Something snapped Inside David Flood at that moment. He
dug a crude grave, buried his 27-year-old wife, and then went back down the
mountain with his children to the mission station.
Giving baby Aina to the Ericksons, he snarled, “I’m going
back to Sweden. I’ve lost my wife, and I obviously can’t take care of this
baby. God has ruined my life!”
With that, he headed for the port, rejecting not only his
calling, but God Himself.
Within eight months, both the Ericksons were stricken
with a mysterious malady and died within days of each other. Baby Aina was then
turned over to another American missionary family who changed her Swedish name
to “Aggie”. Eventually they took her back to the United States at age three.
This family loved Aggie. Afraid that if they tried to
return to Africa some legal obstacle might separate her from them, they decided
to stay in their home country and switch from missionary work to pastoral
ministry. That is how Aggie grew up in South Dakota.
As a young woman, she attended North Central Bible College
in Minneapolis. There she met and married Dewey Hurst.
Years passed. The Hursts enjoyed a fruitful ministry.
Aggie gave birth first to a daughter, then a son. In time, her husband became
president of a Christian college in the Seattle area, and Aggie was intrigued
to find so much Scandinavian heritage there.
One day she found a Swedish religious magazine in their
mailbox. She had no idea who had sent it, and of course she couldn’t read the
words, but as she turned the pages, a photo suddenly stopped her cold.
There, in a primitive setting, was a grave with a white
cross—and on the cross were the words SVEA FLOOD.
Aggie got in her car and drove straight to a college
faculty member whom she knew could translate the article.
“What does this article say?”
The teacher shared a summary of the story.
"It is about missionaries who went to N’dolera,
Africa, long ago. A baby was born. The young mother died. One little African
boy was led to Jesus before that. After the whites had all left, the boy all
grown up finally persuaded the chief to let him build a school in the village.
He gradually won all his students to Christ and the children led their parents
to Him. Even the chief became a follower of Jesus! Today there are six hundred
believers in that village, all because of the sacrifice of David and Svea
Flood."
Aggie was elated!
For the Hursts’ 25th wedding anniversary, the college
presented them with the gift of a vacation to Sweden.
Aggie sought out her birth father.
David Flood was an old man now. He had remarried,
fathered four more children, and generally dissipated his life with alcohol. He
had recently suffered a stroke. Still bitter, he had one rule in his family:
“Never mention the name of God! God took everything from me!”
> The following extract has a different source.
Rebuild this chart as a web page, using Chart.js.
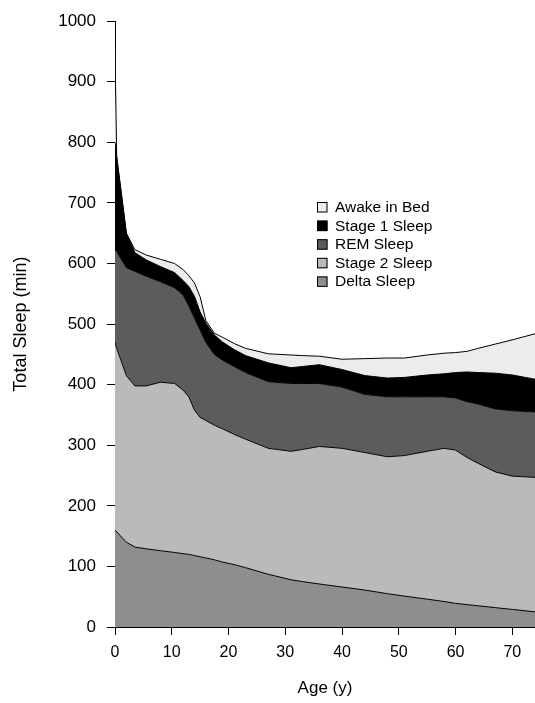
<!DOCTYPE html>
<html>
<head>
<meta charset="utf-8">
<script src="https://cdn.jsdelivr.net/npm/chart.js@4"></script>
<style>
  html, body { margin: 0; padding: 0; background: #fff; }
  #wrap { width: 535px; height: 703px; position: relative; }
</style>
</head>
<body>
<div id="wrap"><canvas id="chart"></canvas></div>
<script>
// ages (years) where the band boundaries were read
const ages = [0, 0.3, 2, 3.5, 5.5, 8, 10.5, 12, 13, 14, 15, 16, 17.5, 19, 21, 23, 27, 31, 33, 36, 40, 44, 48, 51, 55, 58, 60, 62, 64, 67, 70, 74]

// top edge of each band, in minutes (cumulative)
const deltaTop  = [160, 157, 140, 132, 129, 126, 123, 121, 120, 118, 116, 114, 111, 107, 103, 98, 87, 78, 75, 71, 66, 61, 55, 51, 46, 42, 39, 37, 35, 32, 29, 25]
const stage2Top = [470, 460, 415, 398, 398, 404, 402, 391, 380, 358, 346, 341, 333, 327, 318, 310, 295, 290, 293, 298, 295, 288, 281, 283, 290, 295, 292, 280, 270, 256, 249, 247]
const remTop    = [623, 620, 593, 587, 579, 570, 560, 548, 530, 510, 490, 470, 450, 440, 430, 420, 405, 402, 402, 402, 396, 384, 380, 380, 380, 380, 378, 372, 368, 360, 357, 355]
const stage1Top = [800, 776, 650, 618, 606, 595, 585, 572, 562, 546, 520, 502, 482, 470, 458, 448, 436, 428, 430, 433, 425, 415, 411, 412, 416, 418, 420, 421, 420, 419, 416, 409]
const awakeTop  = [955, 776, 650, 623, 614, 607, 600, 590, 580, 568, 545, 506, 485, 478, 468, 460, 451, 449, 448, 447, 442, 443, 444, 444, 449, 452, 453, 455, 460, 467, 474, 484]

const bandNames = ['Delta Sleep', 'Stage 2 Sleep', 'REM Sleep', 'Stage 1 Sleep', 'Awake in Bed']
const bandTops = [deltaTop, stage2Top, remTop, stage1Top, awakeTop]
const bandColors = ['#8e8e8e', '#bababa', '#5c5c5c', '#000000', '#ececec']

const yTicks = [0, 100, 200, 300, 400, 500, 600, 700, 800, 900, 1000]
const xTicks = [0, 10, 20, 30, 40, 50, 60, 70]

const FONT = "'Liberation Sans', Arial, sans-serif"

const datasets = bandNames.map((name, i) => ({
  label: name,
  data: ages.map((a, j) => ({x: a, y: bandTops[i][j]})),
  backgroundColor: bandColors[i],
  borderColor: '#000',
  borderWidth: 1,
  pointRadius: 0,
  tension: 0,
  fill: i === 0 ? 'origin' : '-1'
}))

// legend drawn inside the plot, top to bottom in reverse stacking order
const insideLegend = {
  id: 'insideLegend',
  afterDraw(chart) {
    const ctx = chart.ctx
    const left = 317, top = 202, rowH = 18.6, box = 10.5
    ctx.save()
    ctx.font = '15.5px ' + FONT
    ctx.textBaseline = 'middle'
    ctx.textAlign = 'left'
    const order = [...chart.data.datasets].reverse()
    order.forEach((ds, k) => {
      const y = top + k * rowH
      ctx.fillStyle = ds.backgroundColor
      ctx.fillRect(left, y, box, box)
      ctx.strokeStyle = '#000'
      ctx.lineWidth = 1
      ctx.strokeRect(left + 0.5, y + 0.5, box - 1, box - 1)
      ctx.fillStyle = '#000'
      ctx.fillText(ds.label, left + 18, y + box / 2 + 0.5)
    })
    ctx.restore()
  }
}

new Chart(document.getElementById('chart'), {
  type: 'line',
  data: {datasets: datasets},
  options: {
    responsive: true,
    maintainAspectRatio: false,
    animation: false,
    devicePixelRatio: 1,
    layout: {padding: {left: 6, top: 17, right: 0, bottom: 0}},
    plugins: {
      legend: {display: false},
      tooltip: {enabled: false},
      filler: {drawTime: 'beforeDatasetsDraw'}
    },
    scales: {
      x: {
        type: 'linear',
        min: 0,
        max: 74,
        border: {color: '#000', width: 1},
        grid: {drawOnChartArea: false, tickLength: 8, tickColor: '#000'},
        afterBuildTicks: s => { s.ticks = xTicks.map(v => ({value: v})) },
        afterFit: s => { s.height = 76 },
        ticks: {color: '#000', font: {family: FONT, size: 16}, padding: 8, maxRotation: 0},
        title: {display: true, text: 'Age (y)', color: '#000', font: {family: FONT, size: 17}, padding: {top: 4, bottom: 4}}
      },
      y: {
        min: 0,
        max: 1000,
        border: {color: '#000', width: 1},
        grid: {drawOnChartArea: false, tickLength: 8, tickColor: '#000'},
        afterBuildTicks: s => { s.ticks = yTicks.map(v => ({value: v})) },
        afterFit: s => { s.width = 109 },
        ticks: {color: '#000', font: {family: FONT, size: 17}, padding: 11, callback: v => String(v)},
        title: {display: true, text: 'Total Sleep (min)', color: '#000', font: {family: FONT, size: 18}, padding: {top: 4, bottom: 4}}
      }
    }
  },
  plugins: [insideLegend]
})
</script>
</body>
</html>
After an emotional reunion with her half-brothers and
half-sister, Aggie brought up the subject of her longing to see her father.
They hesitated....
“You can talk to him, but he’s very ill now. You need to
know that whenever he hears the name of God, he flies into a rage.”
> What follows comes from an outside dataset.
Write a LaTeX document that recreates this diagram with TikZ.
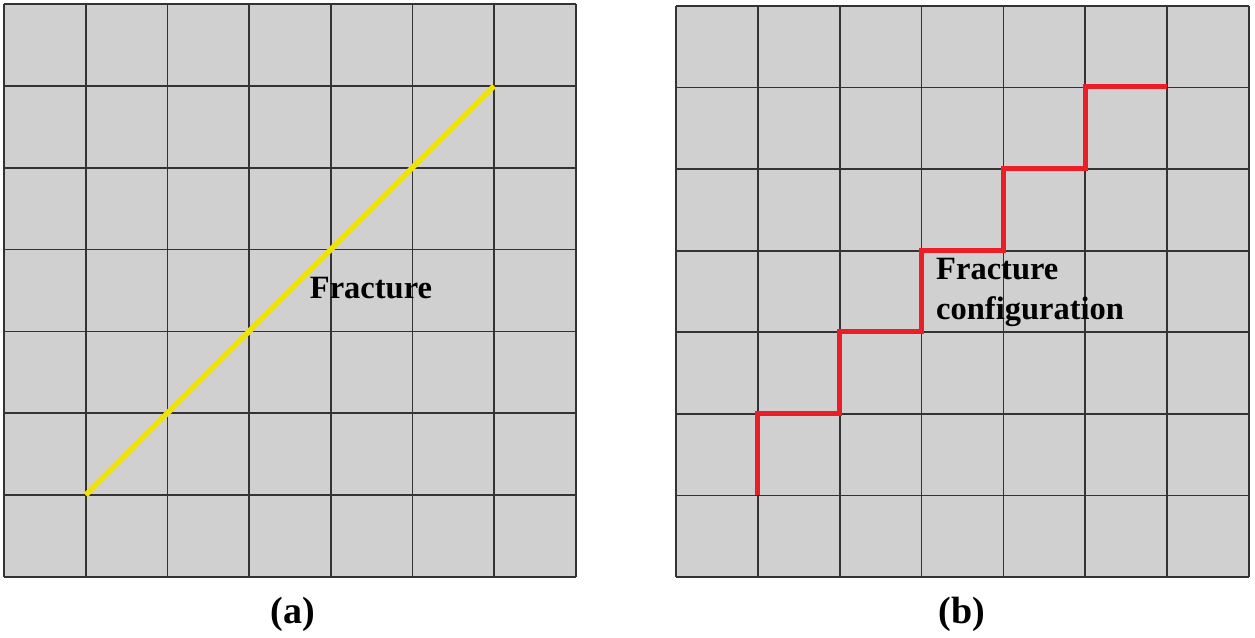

Aggie walked into the squalid apartment, which had liquor
bottles strewn everywhere, and slowly approached her 73-year-old father lying
in a rumpled bed.
“Papa,” she said tentatively.
He turned and began to cry.
“Aina!"
"I never meant to give you away!”
“It’s all right, Papa,” she replied, taking him gently in
her arms.
“God took good care of me.”
Her father instantly stiffened and his tears stopped.
“God forgot all of us. Our lives have been like this because
of Him.”
He turned his face back to the wall.
Aggie stroked his face and then continued, undaunted.
“Papa, I’ve got a marvelous story to tell you!"
"You didn’t go to Africa in vain. Mama didn’t die in
vain. The little boy you won to the Lord grew up to win that whole village to
Jesus! The one seed you planted in his heart kept growing and growing! Today
there are 600 people serving the Lord because you were faithful to the call of
God in your life!"
"Papa, Jesus loves you. He has never hated you or
abandoned us.”
The old father turned back to look into his daughter’s
eyes. His body relaxed.
He slowly began to talk.
And by the end of the afternoon, he had come back to the
God he had resented for so many years. Over the next few days, father and
daughter enjoyed warm moments together. A few weeks after Aggie and her husband
returned to America, David Flood died.
And a few years later....
Aggie and her husband were attending an evangelism
conference in London, England, when a report was given from Zaire (the former
Belgian Congo).
The superintendent of the national church, representing
some 110,000 baptized believers, spoke eloquently of the Gospel’s spread in his
nation.
Aggie could not help going to ask him afterward if he had
ever heard of David and Svea Flood.
“Yes, madam,” the man replied in French, his words being
translated into English.
“Svea Flood led me to Jesus Christ! I was the boy who
brought food to your parents before you were born. In fact, to this day, your
mother’s grave and her memory are honored by all of us.”
He embraced Aggie for a long time, sobbing.
“You must come to Zaire! Your mother is the most famous and
honored person in our history.”
When Aggie and her husband went to N’dolera, they were
welcomed by cheering throngs of villagers. Aggie even met the man who had been
hired by her father to carry her down the mountain in a hammock-cradle.
Then the pastor escorted Aggie to see her mother’s tomb
with a white cross bearing her name. She knelt in the soil to pray and give
thanks to God.
Later that day, in the church, the boy turned pastor
read....
“I tell you the truth, unless a kernel of wheat falls to
the ground and dies, it remains only a single seed. But if it dies, it produces
many seeds.” John 12:24
“Those who sow in tears will reap with songs of joy.”